Can Innovations Lacking Benefits Explanations

In 1990, A.G. Lafley, general manager of laundry products for Procter & Gamble, announced his bold decision. He directed that P&G laundry detergents be henceforth manufactured in denser formulations and sold in smaller containers. The upsides were obvious. Lower package, warehousing, and transportation costs. Easier to persuade retailers to allocate shelf space for the products. What made Mr. Lafley’s decision courageous is that consumer surveys indicated only a small percentage of laundry detergent shoppers said they’d prefer the format. He proceeded anyway, depending on reports that most of those surveyed were indifferent to the change.
     The decision paid off for P&G. Customers liked the packaging innovation once they experienced the results. The decision also probably contributed to Mr. Lafley later being chosen as P&G’s CEO.
     I’m aware of no evidence that consumers considered the laundry detergent to be inferior because of the smaller package. But laundry detergent is a commodity product with high substitutability potential. What about consumer reactions to packaging innovations with wine, where the choice process is more complex? The answer from studies at University of Central Florida and Murray State University is that non-traditional packaging tends to lower purchase intentions.
     The researchers’ explanation is that shoppers expected the wine to taste worse. This held true when people were shown pictures of the wine sold in a can compared to wine sold in the traditional 750 ml bottle. The effect was also seen when people tasted the wine and were led to believe it had been poured from a can compared to taste judgments from people led to believe the wine had been poured from a bottle.
     An aluminum can doesn’t look anything like a glass bottle, while a compact laundry detergent container looks like a large laundry detergent container. The parallel for a 750 ml wine bottle would be a miniature bottle. The researchers surmise that the further the deviation in wine packaging from the traditional, the higher the probability consumers will consider the product to be inferior to the traditional.

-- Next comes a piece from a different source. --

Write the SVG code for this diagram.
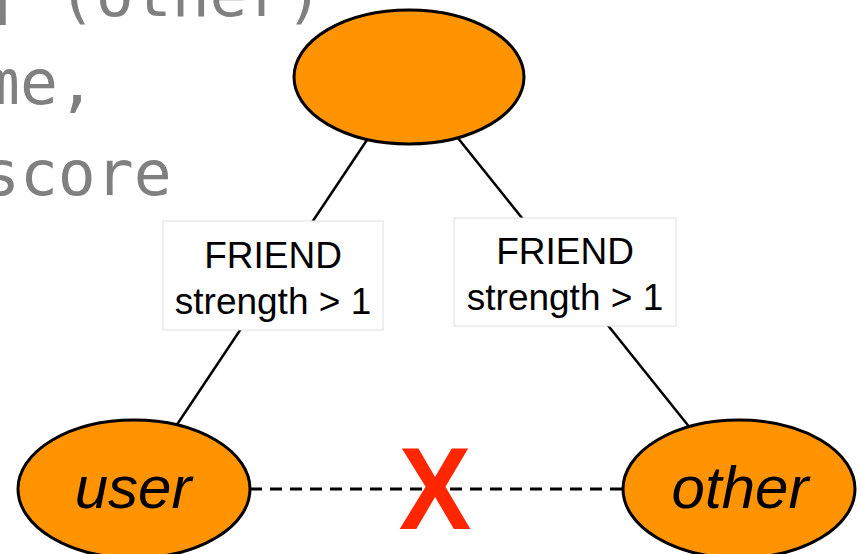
<svg xmlns="http://www.w3.org/2000/svg" width="860" height="554" viewBox="0 0 860 554">
  <style>
    .code { font-family: "DejaVu Sans Mono", "Liberation Mono", monospace; font-size: 63px; fill: #808080; }
    .node { fill: #FF9300; stroke: #000; stroke-width: 3; }
    .nodeLabel { font-family: "Liberation Sans", Arial, sans-serif; font-style: italic; font-size: 60px; fill: #000; text-anchor: middle; }
    .edge { stroke: #000; stroke-width: 2.5; fill: none; }
    .dashed { stroke: #000; stroke-width: 3; stroke-dasharray: 12 8; fill: none; }
    .box { fill: #fff; stroke: #e0e0e0; stroke-width: 1; }
    .boxText { font-family: "Liberation Sans", Arial, sans-serif; font-size: 37px; fill: #000; text-anchor: middle; }
    .cross { font-family: "Liberation Sans", Arial, sans-serif; font-weight: bold; font-size: 117px; fill: #FF2600; text-anchor: middle; }
  </style>

  <!-- background query text, partly off-canvas -->
  <g id="query-text">
    <text class="code" x="-18" y="16">] (other)</text>
    <text class="code" x="-18" y="104">me,</text>
    <text class="code" x="-18" y="195">score</text>
  </g>

  <!-- connectors -->
  <g id="connectors">
    <line class="edge" x1="409" y1="77" x2="134" y2="489"/>
    <line class="edge" x1="409" y1="77" x2="739" y2="489"/>
    <line class="dashed" x1="250" y1="489" x2="622" y2="489"/>
  </g>

  <!-- edge labels -->
  <g id="label-left">
    <rect class="box" x="163" y="221" width="220" height="109"/>
    <text class="boxText" x="273" y="268">FRIEND</text>
    <text class="boxText" x="273" y="314">strength &gt; 1</text>
  </g>
  <g id="label-right">
    <rect class="box" x="454" y="218" width="222" height="108"/>
    <text class="boxText" x="565" y="264">FRIEND</text>
    <text class="boxText" x="565" y="310">strength &gt; 1</text>
  </g>

  <!-- nodes -->
  <g id="node-top">
    <ellipse class="node" cx="409" cy="77" rx="115" ry="67"/>
  </g>
  <g id="node-user">
    <ellipse class="node" cx="134" cy="489" rx="116" ry="69"/>
    <text class="nodeLabel" x="133" y="508">user</text>
  </g>
  <g id="node-other">
    <ellipse class="node" cx="739" cy="489" rx="116" ry="69"/>
    <text class="nodeLabel" x="740" y="508">other</text>
  </g>

  <!-- blocked relationship mark -->
  <g id="cross">
    <text class="cross" transform="translate(435 529) scale(0.93 1)">X</text>
  </g>
</svg>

     Build innovation acceptance by articulating benefits of the change for the consumer. Also make the unfamiliar familiar by starting with innovations which resemble the traditional, then guide customers toward the even less traditional. Radical innovations carrying clear benefits are better accepted when introduced by a dominant brand. The dominant brand introduction changes people’s perceptions of what an alternative in that product category should be like.